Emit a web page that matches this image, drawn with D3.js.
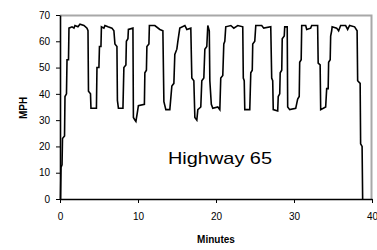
<!DOCTYPE html>
<html>
<head>
<meta charset="utf-8">
<script src="https://cdn.jsdelivr.net/npm/d3@7"></script>
<style>
  body { margin: 0; background: #fff; }
  .axis text { font-family: "Liberation Sans", Arial, sans-serif; font-size: 10px; fill: #000; }
  .axis path, .axis line { stroke: #000; }
</style>
</head>
<body>
<div id="chart"></div>
<script>
// Speed trace: minutes and mph.
var minutes = [0.06, 0.13, 0.26, 0.32, 0.58, 0.64, 0.83, 0.90, 1.09, 1.15, 1.54, 1.79, 1.92, 2.30, 2.56, 3.07, 3.46,
  3.59, 3.65, 3.91, 3.97, 4.67, 4.74, 4.99, 5.06, 5.25, 5.31, 5.63, 5.76, 6.15, 6.66, 6.91, 7.04, 7.30, 7.36, 7.49,
  8.07, 8.19, 8.45, 8.51, 8.71, 8.77, 9.35, 9.41, 9.60, 9.73, 9.92, 10.05, 10.82, 10.88, 11.08, 11.14, 11.40, 11.46,
  12.16, 12.80, 13.19, 13.32, 13.57, 14.08, 14.34, 14.60, 14.72, 14.98, 15.11, 15.36, 16.01, 16.26, 16.77, 16.90,
  17.16, 17.29, 17.54, 17.67, 18.05, 18.18, 18.44, 18.57, 18.82, 18.95, 19.14, 19.21, 19.40, 19.59, 20.23, 20.49,
  20.61, 20.87, 21.00, 21.13, 21.25, 21.90, 22.28, 22.79, 23.43, 23.50, 23.62, 23.69, 24.33, 24.46, 24.65, 24.71,
  24.97, 25.10, 25.86, 26.12, 27.02, 27.14, 27.27, 27.34, 27.91, 27.98, 28.17, 28.23, 28.43, 28.49, 28.75, 28.81,
  29.13, 29.19, 29.45, 30.22, 30.47, 30.67, 30.73, 30.92, 30.99, 31.50, 31.63, 32.14, 32.27, 33.03, 33.10, 33.35,
  33.42, 34.06, 34.19, 34.38, 34.44, 34.64, 34.70, 34.83, 34.89, 35.47, 35.72, 35.98, 36.62, 36.88, 37.13, 37.77,
  38.09, 38.16, 38.48, 38.54, 38.73, 38.80];
var mph = [0, 12, 13, 23, 24, 39, 40, 53, 53, 65, 65.5, 65, 66, 65.5, 66.5, 66, 65,
  64, 41, 40, 34.5, 34.5, 50, 50, 58, 58, 65.5, 65, 66, 65.5, 65, 64, 59, 58, 37.5, 34.5,
  34.5, 50, 51, 60, 61, 64.5, 65, 31, 30, 29.5, 33, 35.5, 36, 48, 49, 58, 59, 66,
  66, 64.5, 64, 37, 34, 34, 43, 44, 55, 57, 60, 65, 66, 64.5, 65, 46,
  45, 31, 30, 34, 35, 45, 46, 57, 58, 66, 64, 45, 36, 34.5, 35, 34,
  46, 47, 59, 60, 65.5, 66, 65, 66, 65.5, 46, 45, 34, 34, 48, 49, 59,
  60, 66, 66, 65, 65.5, 46, 45, 34, 33.5, 39, 40, 48, 49, 61, 62, 65.5,
  65.5, 35, 34, 34.5, 38, 39, 52, 53, 66, 66, 64.5, 65, 66, 66, 51.7, 51,
  34, 35, 42, 42, 52, 53, 62, 64, 65.5, 65, 64, 66, 66, 64.5, 66, 65.5,
  64, 45, 44, 21, 20, 0];
var xTicks = [0, 10, 20, 30, 40];
var yTicks = [0, 10, 20, 30, 40, 50, 60, 70];

var svgWidth = 377;
var svgHeight = 250;
var margin = { top: 15, right: 5, bottom: 51, left: 60 };
var chartWidth = svgWidth - margin.left - margin.right;
var chartHeight = svgHeight - margin.top - margin.bottom;

var svg = d3.select("#chart").append("svg").attr("width", svgWidth).attr("height", svgHeight);
var chartGroup = svg.append("g").attr("transform", `translate(${margin.left},${margin.top})`);

var xScale = d3.scaleLinear().domain([0, 40]).range([0, chartWidth]);
var yScale = d3.scaleLinear().domain([0, 70]).range([chartHeight, 0]);

// grey frame on top and right
chartGroup.append("path")
  .attr("d", `M0,0.5H${chartWidth - 0.5}V${chartHeight}`)
  .attr("fill", "none").attr("stroke", "#a8a8a8").attr("stroke-width", 2);

var points = minutes.map((m, i) => [m, mph[i]]);
var line = d3.line().x(d => xScale(d[0])).y(d => yScale(d[1]));
chartGroup.append("path").datum(points)
  .attr("d", line).attr("fill", "none").attr("stroke", "#000").attr("stroke-width", 1.6);

var leftAxis = d3.axisLeft(yScale).tickValues(yTicks).tickSize(4).tickSizeOuter(0).tickPadding(6);
var bottomAxis = d3.axisBottom(xScale).tickValues(xTicks).tickSize(4).tickSizeOuter(0).tickPadding(10);
chartGroup.append("g").classed("axis", true).call(leftAxis)
  .call(g => g.select(".domain").attr("stroke-width", 1.6));
chartGroup.append("g").classed("axis", true).attr("transform", `translate(0,${chartHeight})`).call(bottomAxis)
  .call(g => g.select(".domain").attr("stroke-width", 1.6));

chartGroup.append("text")
  .attr("transform", `translate(${23 - margin.left},${108 - margin.top}) rotate(-90)`)
  .attr("text-anchor", "middle").attr("dy", "0.35em")
  .style("font-family", "Liberation Sans, Arial, sans-serif").style("font-size", "10px").style("font-weight", "bold")
  .text("MPH");

chartGroup.append("text")
  .attr("x", chartWidth / 2).attr("y", 243 - margin.top)
  .attr("text-anchor", "middle")
  .style("font-family", "Liberation Sans, Arial, sans-serif").style("font-size", "10px").style("font-weight", "bold")
  .text("Minutes");

chartGroup.append("text")
  .attr("x", 168 - margin.left).attr("y", 164 - margin.top)
  .attr("textLength", 104).attr("lengthAdjust", "spacingAndGlyphs")
  .style("font-family", "Liberation Sans, Arial, sans-serif").style("font-size", "17px")
  .text("Highway 65");
</script>
</body>
</html>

(THE EXERCISE): The data above should be repeated exactly, minus any pictures.

(ANSWER FOR THE TASK):
Emit a web page that matches this image, drawn with D3.js.
<!DOCTYPE html>
<html>
<head>
<meta charset="utf-8">
<script src="https://cdn.jsdelivr.net/npm/d3@7"></script>
<style>
  body { margin: 0; background: #fff; }
  .axis text { font-family: "Liberation Sans", Arial, sans-serif; font-size: 10px; fill: #000; }
  .axis path, .axis line { stroke: #000; }
</style>
</head>
<body>
<div id="chart"></div>
<script>
// Speed trace: minutes and mph.
var minutes = [0.06, 0.13, 0.26, 0.32, 0.58, 0.64, 0.83, 0.90, 1.09, 1.15, 1.54, 1.79, 1.92, 2.30, 2.56, 3.07, 3.46,
  3.59, 3.65, 3.91, 3.97, 4.67, 4.74, 4.99, 5.06, 5.25, 5.31, 5.63, 5.76, 6.15, 6.66, 6.91, 7.04, 7.30, 7.36, 7.49,
  8.07, 8.19, 8.45, 8.51, 8.71, 8.77, 9.35, 9.41, 9.60, 9.73, 9.92, 10.05, 10.82, 10.88, 11.08, 11.14, 11.40, 11.46,
  12.16, 12.80, 13.19, 13.32, 13.57, 14.08, 14.34, 14.60, 14.72, 14.98, 15.11, 15.36, 16.01, 16.26, 16.77, 16.90,
  17.16, 17.29, 17.54, 17.67, 18.05, 18.18, 18.44, 18.57, 18.82, 18.95, 19.14, 19.21, 19.40, 19.59, 20.23, 20.49,
  20.61, 20.87, 21.00, 21.13, 21.25, 21.90, 22.28, 22.79, 23.43, 23.50, 23.62, 23.69, 24.33, 24.46, 24.65, 24.71,
  24.97, 25.10, 25.86, 26.12, 27.02, 27.14, 27.27, 27.34, 27.91, 27.98, 28.17, 28.23, 28.43, 28.49, 28.75, 28.81,
  29.13, 29.19, 29.45, 30.22, 30.47, 30.67, 30.73, 30.92, 30.99, 31.50, 31.63, 32.14, 32.27, 33.03, 33.10, 33.35,
  33.42, 34.06, 34.19, 34.38, 34.44, 34.64, 34.70, 34.83, 34.89, 35.47, 35.72, 35.98, 36.62, 36.88, 37.13, 37.77,
  38.09, 38.16, 38.48, 38.54, 38.73, 38.80];
var mph = [0, 12, 13, 23, 24, 39, 40, 53, 53, 65, 65.5, 65, 66, 65.5, 66.5, 66, 65,
  64, 41, 40, 34.5, 34.5, 50, 50, 58, 58, 65.5, 65, 66, 65.5, 65, 64, 59, 58, 37.5, 34.5,
  34.5, 50, 51, 60, 61, 64.5, 65, 31, 30, 29.5, 33, 35.5, 36, 48, 49, 58, 59, 66,
  66, 64.5, 64, 37, 34, 34, 43, 44, 55, 57, 60, 65, 66, 64.5, 65, 46,
  45, 31, 30, 34, 35, 45, 46, 57, 58, 66, 64, 45, 36, 34.5, 35, 34,
  46, 47, 59, 60, 65.5, 66, 65, 66, 65.5, 46, 45, 34, 34, 48, 49, 59,
  60, 66, 66, 65, 65.5, 46, 45, 34, 33.5, 39, 40, 48, 49, 61, 62, 65.5,
  65.5, 35, 34, 34.5, 38, 39, 52, 53, 66, 66, 64.5, 65, 66, 66, 51.7, 51,
  34, 35, 42, 42, 52, 53, 62, 64, 65.5, 65, 64, 66, 66, 64.5, 66, 65.5,
  64, 45, 44, 21, 20, 0];
var xTicks = [0, 10, 20, 30, 40];
var yTicks = [0, 10, 20, 30, 40, 50, 60, 70];

var svgWidth = 377;
var svgHeight = 250;
var margin = { top: 15, right: 5, bottom: 51, left: 60 };
var chartWidth = svgWidth - margin.left - margin.right;
var chartHeight = svgHeight - margin.top - margin.bottom;

var svg = d3.select("#chart").append("svg").attr("width", svgWidth).attr("height", svgHeight);
var chartGroup = svg.append("g").attr("transform", `translate(${margin.left},${margin.top})`);

var xScale = d3.scaleLinear().domain([0, 40]).range([0, chartWidth]);
var yScale = d3.scaleLinear().domain([0, 70]).range([chartHeight, 0]);

// grey frame on top and right
chartGroup.append("path")
  .attr("d", `M0,0.5H${chartWidth - 0.5}V${chartHeight}`)
  .attr("fill", "none").attr("stroke", "#a8a8a8").attr("stroke-width", 2);

var points = minutes.map((m, i) => [m, mph[i]]);
var line = d3.line().x(d => xScale(d[0])).y(d => yScale(d[1]));
chartGroup.append("path").datum(points)
  .attr("d", line).attr("fill", "none").attr("stroke", "#000").attr("stroke-width", 1.6);

var leftAxis = d3.axisLeft(yScale).tickValues(yTicks).tickSize(4).tickSizeOuter(0).tickPadding(6);
var bottomAxis = d3.axisBottom(xScale).tickValues(xTicks).tickSize(4).tickSizeOuter(0).tickPadding(10);
chartGroup.append("g").classed("axis", true).call(leftAxis)
  .call(g => g.select(".domain").attr("stroke-width", 1.6));
chartGroup.append("g").classed("axis", true).attr("transform", `translate(0,${chartHeight})`).call(bottomAxis)
  .call(g => g.select(".domain").attr("stroke-width", 1.6));

chartGroup.append("text")
  .attr("transform", `translate(${23 - margin.left},${108 - margin.top}) rotate(-90)`)
  .attr("text-anchor", "middle").attr("dy", "0.35em")
  .style("font-family", "Liberation Sans, Arial, sans-serif").style("font-size", "10px").style("font-weight", "bold")
  .text("MPH");

chartGroup.append("text")
  .attr("x", chartWidth / 2).attr("y", 243 - margin.top)
  .attr("text-anchor", "middle")
  .style("font-family", "Liberation Sans, Arial, sans-serif").style("font-size", "10px").style("font-weight", "bold")
  .text("Minutes");

chartGroup.append("text")
  .attr("x", 168 - margin.left).attr("y", 164 - margin.top)
  .attr("textLength", 104).attr("lengthAdjust", "spacingAndGlyphs")
  .style("font-family", "Liberation Sans, Arial, sans-serif").style("font-size", "17px")
  .text("Highway 65");
</script>
</body>
</html>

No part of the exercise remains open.